• _Supplied material_
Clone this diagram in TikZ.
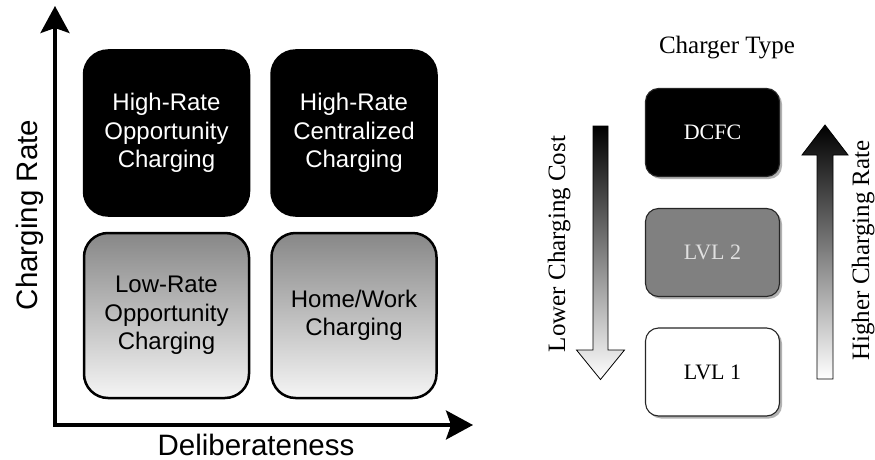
\documentclass[tikz,border=0pt]{standalone}
\usepackage{fontspec}
\setmainfont{Liberation Serif}
\newfontfamily\arialf{Liberation Sans}
\usetikzlibrary{arrows.meta,shadows}
\begin{document}
\begin{tikzpicture}[x=1pt,y=-1pt,
  quad/.style={draw=black, line width=2.5pt, rounded corners=24pt,
    minimum width=165pt, minimum height=165pt, inner sep=0pt, align=center,
    font=\arialf\fontsize{24}{28.5}\selectfont},
  quaddark/.style={quad, fill=black, text=white},
  quadlight/.style={quad, top color=black!47, bottom color=black!4},
  ctype/.style={draw=black!85, line width=1.1pt, rounded corners=13pt,
    minimum width=134pt, minimum height=88pt, inner sep=0pt,
    font=\fontsize{22}{26}\selectfont,
    general shadow={fill=black!30, shadow xshift=2.5pt, shadow yshift=-2.5pt}},
  axistip/.tip={Stealth[length=27pt,width=29pt,inset=5pt]},
  axis/.style={line width=3.4pt, line join=miter, axistip-axistip},
  axislabel/.style={font=\arialf\fontsize{29.5}{32}\selectfont},
  sidelabel/.style={font=\fontsize{25}{30}\selectfont},
  blockarrow/.style={draw=black, line width=0.8pt, top color=black, bottom color=white}
]
\useasboundingbox (0,0) rectangle (875,460);

% axes
\coordinate (ytip) at (55,6);
\coordinate (xtip) at (473,425);
\draw[axis] (ytip) |- (xtip);
\node[axislabel, rotate=90, anchor=base] (ylab) at (37,215) {Charging Rate};
\node[axislabel, anchor=base] (xlab) at (256,455) {Deliberateness};

% quadrants
\node[quaddark] (hro) at (166.5,133) {High-Rate\\Opportunity\\Charging};
\node[quaddark] (hrc) at (354,133) {High-Rate\\Centralized\\Charging};
\node[quadlight] (lro) at (166.5,315.5) {Low-Rate\\Opportunity\\Charging};
\node[quadlight] (hw) at (354,315.5) {Home/Work\\Charging};

% charger types
\node[sidelabel, anchor=base] (title) at (727,53) {Charger Type};
\node[ctype, fill=black, text=white] (dcfc) at (712.5,132.5) {DCFC};
\node[ctype, fill=black!50, text=black!12] (lvl2) at (712.5,252.5) {LVL 2};
\node[ctype, fill=white, text=black] (lvl1) at (712.5,372) {LVL 1};

% block arrows
\path[blockarrow] (593,126) -- (608,126) -- (608,350) -- (624.5,350)
  -- (600.5,379.5) -- (576.5,350) -- (593,350) -- cycle;
\path[blockarrow] (817,379) -- (833,379) -- (833,155) -- (848,155)
  -- (825,125) -- (802,155) -- (817,155) -- cycle;
\node[sidelabel, rotate=90, anchor=base] (lcc) at (565,244) {Lower Charging Cost};
\node[sidelabel, rotate=90, anchor=base] (hcr) at (869,250.5) {Higher Charging Rate};
\end{tikzpicture}
\end{document}
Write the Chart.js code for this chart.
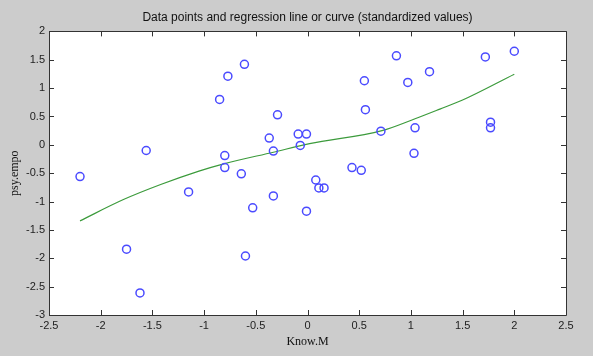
<!DOCTYPE html>
<html>
<head>
<meta charset="utf-8">
<script src="https://cdn.jsdelivr.net/npm/chart.js@4"></script>
<style>
  body { margin: 0; background: #cccccc; }
  #wrap { width: 593px; height: 356px; }
</style>
</head>
<body>
<div id="wrap"><canvas id="regChart" width="593" height="356"></canvas></div>
<script>
// data points (standardized values)
var knowM = [-2.20, -1.56, -0.85, -0.77, -0.61, -0.29, -0.37, -0.33, -0.09, -0.01,
  -0.07, -0.80, -0.80, -0.64, -1.15, -0.33, -0.53, -0.01, -1.75, -0.60,
  -1.62, 0.86, 1.72, 2.00, 1.18, 0.55, 0.97, 0.56, 1.77, 1.77,
  0.71, 1.04, 1.03, 0.43, 0.52, 0.08, 0.11, 0.16];
var psyEmpo = [-0.56, -0.10, 0.80, 1.21, 1.42, 0.53, 0.12, -0.11, 0.19, 0.19,
  -0.01, -0.19, -0.40, -0.51, -0.83, -0.90, -1.11, -1.17, -1.84, -1.96,
  -2.61, 1.57, 1.55, 1.65, 1.29, 1.13, 1.10, 0.62, 0.40, 0.30,
  0.24, 0.30, -0.15, -0.40, -0.45, -0.62, -0.76, -0.76];

// regression curve
var curveX = [-2.2, -1.78, -1.42, -1.05, -0.81, -0.33, 0.02, 0.72, 1.04, 1.28, 1.5, 2.0];
var curveY = [-1.34, -0.965, -0.70, -0.463, -0.335, -0.13, 0.02, 0.25, 0.46, 0.63, 0.79, 1.245];

var xTicks = [-2.5, -2, -1.5, -1, -0.5, 0, 0.5, 1, 1.5, 2, 2.5];
var yTicks = [-3, -2.5, -2, -1.5, -1, -0.5, 0, 0.5, 1, 1.5, 2];

var points = knowM.map(function (x, i) { return { x: x, y: psyEmpo[i] }; });
var curve = curveX.map(function (x, i) { return { x: x, y: curveY[i] }; });

// white plot area + box with inward ticks (matlab style)
function drawBox(chart) {
  var a = chart.chartArea, c = chart.ctx;
  var xs = chart.scales.x, ys = chart.scales.y;
  var len = 5;
  c.save();
  c.strokeStyle = '#333333';
  c.lineWidth = 1;
  c.beginPath();
  xTicks.forEach(function (t) {
    var px = Math.round(xs.getPixelForValue(t)) + 0.5;
    c.moveTo(px, a.bottom); c.lineTo(px, a.bottom - len);
    c.moveTo(px, a.top); c.lineTo(px, a.top + len);
  });
  yTicks.forEach(function (t) {
    var py = Math.round(ys.getPixelForValue(t)) + 0.5;
    c.moveTo(a.left, py); c.lineTo(a.left + len, py);
    c.moveTo(a.right, py); c.lineTo(a.right - len, py);
  });
  c.rect(Math.round(a.left) + 0.5, Math.round(a.top) + 0.5,
    Math.round(a.right - a.left), Math.round(a.bottom - a.top));
  c.stroke();
  c.restore();
}

var matlabAxes = {
  id: 'matlabAxes',
  beforeDatasetsDraw: function (chart) {
    var a = chart.chartArea, c = chart.ctx;
    c.save();
    c.fillStyle = '#ffffff';
    c.fillRect(a.left, a.top, a.right - a.left, a.bottom - a.top);
    c.restore();
    drawBox(chart);
  }
};

function fmt(v) { return String(v); }

var ctx = document.getElementById('regChart').getContext('2d');
var regChart = new Chart(ctx, {
  type: 'scatter',
  data: {
    datasets: [{
      label: 'data',
      data: points,
      pointStyle: 'circle',
      pointRadius: 4,
      pointBorderWidth: 1.5,
      pointBorderColor: 'rgb(75,75,255)',
      pointBackgroundColor: 'rgba(0,0,0,0)',
      showLine: false
    }, {
      label: 'curve',
      data: curve,
      showLine: true,
      pointRadius: 0,
      borderColor: 'rgb(60,155,60)',
      borderWidth: 1.2,
      cubicInterpolationMode: 'monotone'
    }]
  },
  options: {
    responsive: false,
    animation: false,
    layout: { padding: { left: 0, right: 27, top: 0, bottom: 0 } },
    scales: {
      x: {
        type: 'linear',
        min: -2.5,
        max: 2.5,
        afterBuildTicks: function (s) { s.ticks = xTicks.map(function (v) { return { value: v }; }); },
        afterFit: function (s) { s.height = 41; },
        grid: { display: false, drawTicks: false, tickLength: 0 },
        border: { display: false },
        ticks: { padding: 4, color: '#222', font: { family: 'Liberation Sans', size: 11 }, maxRotation: 0, autoSkip: false, callback: fmt },
        title: { display: true, text: 'Know.M', color: '#111', padding: { top: 0, bottom: 7 }, font: { family: 'Liberation Serif', size: 12 } }
      },
      y: {
        type: 'linear',
        min: -3,
        max: 2,
        afterBuildTicks: function (s) { s.ticks = yTicks.map(function (v) { return { value: v }; }); },
        afterFit: function (s) { s.width = 49; },
        grid: { display: false, drawTicks: false, tickLength: 0 },
        border: { display: false },
        ticks: { padding: 4, color: '#222', font: { family: 'Liberation Sans', size: 11 }, autoSkip: false, callback: fmt },
        title: { display: true, text: 'psy.empo', color: '#111', padding: { top: 8, bottom: 0 }, font: { family: 'Liberation Serif', size: 12 } }
      }
    },
    plugins: {
      legend: { display: false },
      tooltip: { enabled: false },
      title: {
        display: true,
        fullSize: false,
        text: 'Data points and regression line or curve (standardized values)',
        color: '#111',
        font: { family: 'Liberation Sans', size: 12, weight: 'normal' },
        padding: { top: 10, bottom: 7 }
      }
    }
  },
  plugins: [matlabAxes]
});
</script>
</body>
</html>
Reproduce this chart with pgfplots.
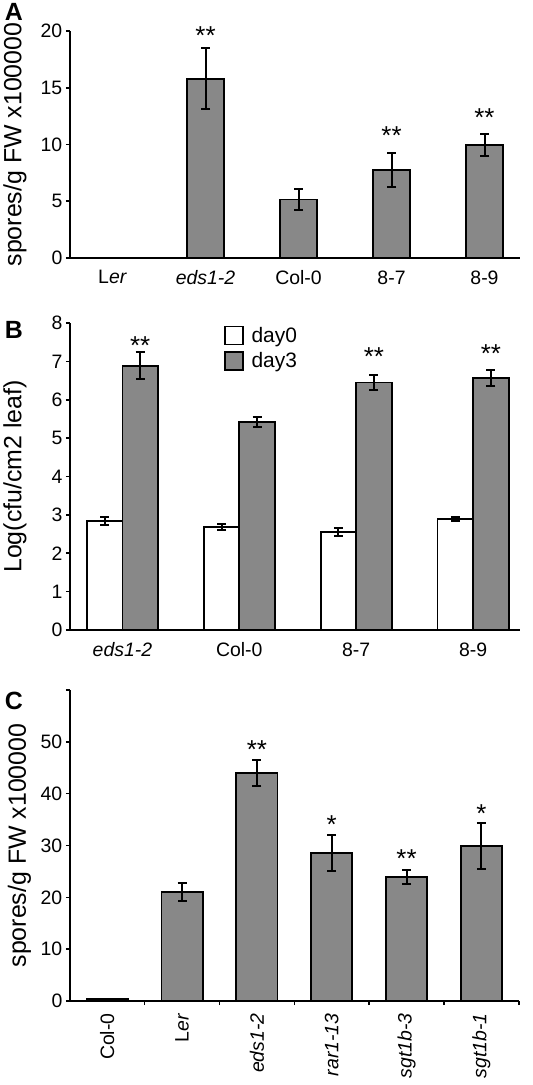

• _Set exercise_
Do not include pictures. Give again exactly the lines starting at the one with "Write the Chart.js code for this chart." and ending at the one with "0.24, 0.30, -0.15, -0.40, -0.45, -0.62, -0.76, -0.76];", both included.

• _Result_
Write the Chart.js code for this chart.
<!DOCTYPE html>
<html>
<head>
<meta charset="utf-8">
<script src="https://cdn.jsdelivr.net/npm/chart.js@4"></script>
<style>
  body { margin: 0; background: #cccccc; }
  #wrap { width: 593px; height: 356px; }
</style>
</head>
<body>
<div id="wrap"><canvas id="regChart" width="593" height="356"></canvas></div>
<script>
// data points (standardized values)
var knowM = [-2.20, -1.56, -0.85, -0.77, -0.61, -0.29, -0.37, -0.33, -0.09, -0.01,
  -0.07, -0.80, -0.80, -0.64, -1.15, -0.33, -0.53, -0.01, -1.75, -0.60,
  -1.62, 0.86, 1.72, 2.00, 1.18, 0.55, 0.97, 0.56, 1.77, 1.77,
  0.71, 1.04, 1.03, 0.43, 0.52, 0.08, 0.11, 0.16];
var psyEmpo = [-0.56, -0.10, 0.80, 1.21, 1.42, 0.53, 0.12, -0.11, 0.19, 0.19,
  -0.01, -0.19, -0.40, -0.51, -0.83, -0.90, -1.11, -1.17, -1.84, -1.96,
  -2.61, 1.57, 1.55, 1.65, 1.29, 1.13, 1.10, 0.62, 0.40, 0.30,
  0.24, 0.30, -0.15, -0.40, -0.45, -0.62, -0.76, -0.76];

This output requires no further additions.